Book #62

Travels With My Aunt by Graham Greene

Henry Pulling, a retired bank manager, meets his septuagenarian Aunt Augusta for the first time in over fifty years at what he supposes to be his mother's funeral. Soon after, she persuades Henry to abandon Southwood, his dahlias and the Major next door to travel her way, Brighton, Paris, Istanbul, Paraguay. Through Aunt Augusta, a veteran of Europe's hotel bedrooms, Henry joins a shiftless, twilight society: mixing with hippies, war criminals, CIA men; smoking pot, breaking all the currency regulations and eventually coming alive after a dull suburban life.

Wouldn’t it be wonderful if we were all to have an Aunt Augusta? Someone to pull us out of life’s drudgeries and introduce us to living, whether that be travelling the world recklessly, outsmarting anyone we come into conversation with, or merely smuggling contraband across European borders.

Henry Pulling is lucky enough to have an Aunt Augusta. Reunited with this extroverted, unapologetic, chaotic woman at his mother’s funeral, she plunges this timid and deeply introverted man into a life of abandon, of spontaneity, and ultimately, of crime. And I must admit, I was jealous.

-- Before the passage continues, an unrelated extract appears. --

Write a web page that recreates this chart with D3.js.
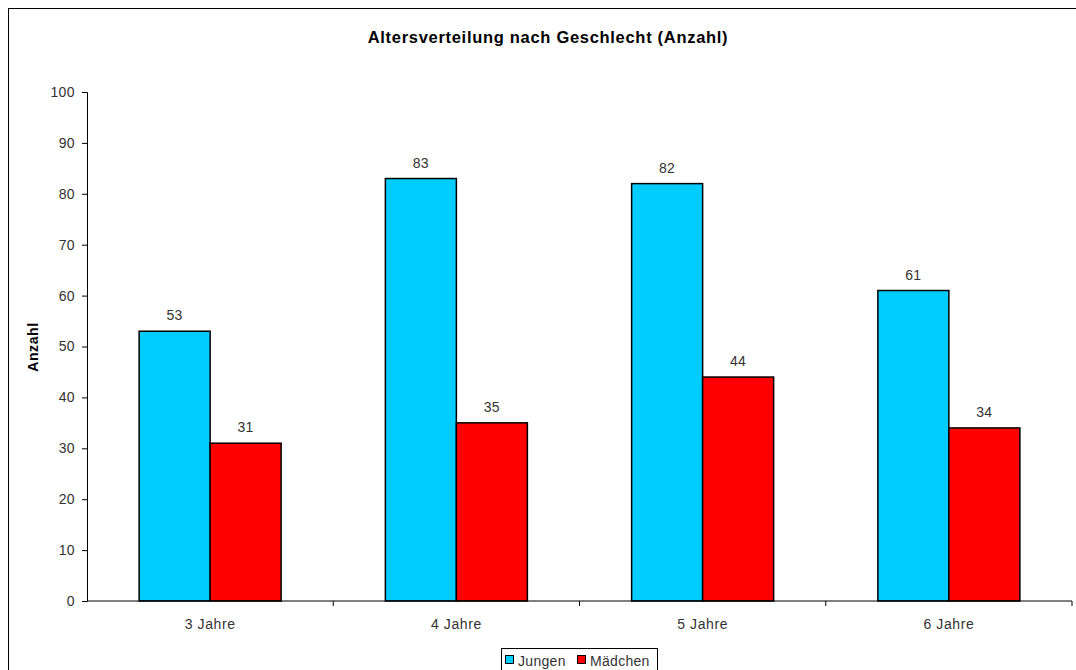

Her eccentric and highly detailed stories about her past are something to behold, purely for their ambiguity and their tendency to emit feelings of exaggeration. It’s impossible to tell which parts of her stories are true, and which are fiction, and to understand which parts may have gained some embellishments after a number of years.

There’s a lot of social and political commentary here, and I’m sure deep satire, which I confess flew over my head due to my ignorance of politics in this era. There were also moments where I felt utterly confused, with the plot turning into a rampage of nonsense. Despite this, Greene’s characterisation managed to pull me through the pages. It’s no Brighton Rock, that’s for sure.

Overall, an excellent escape from the mundane, a journey across continents, and a reminder to cherish your wild family members - they are so important to the trajectory of your life.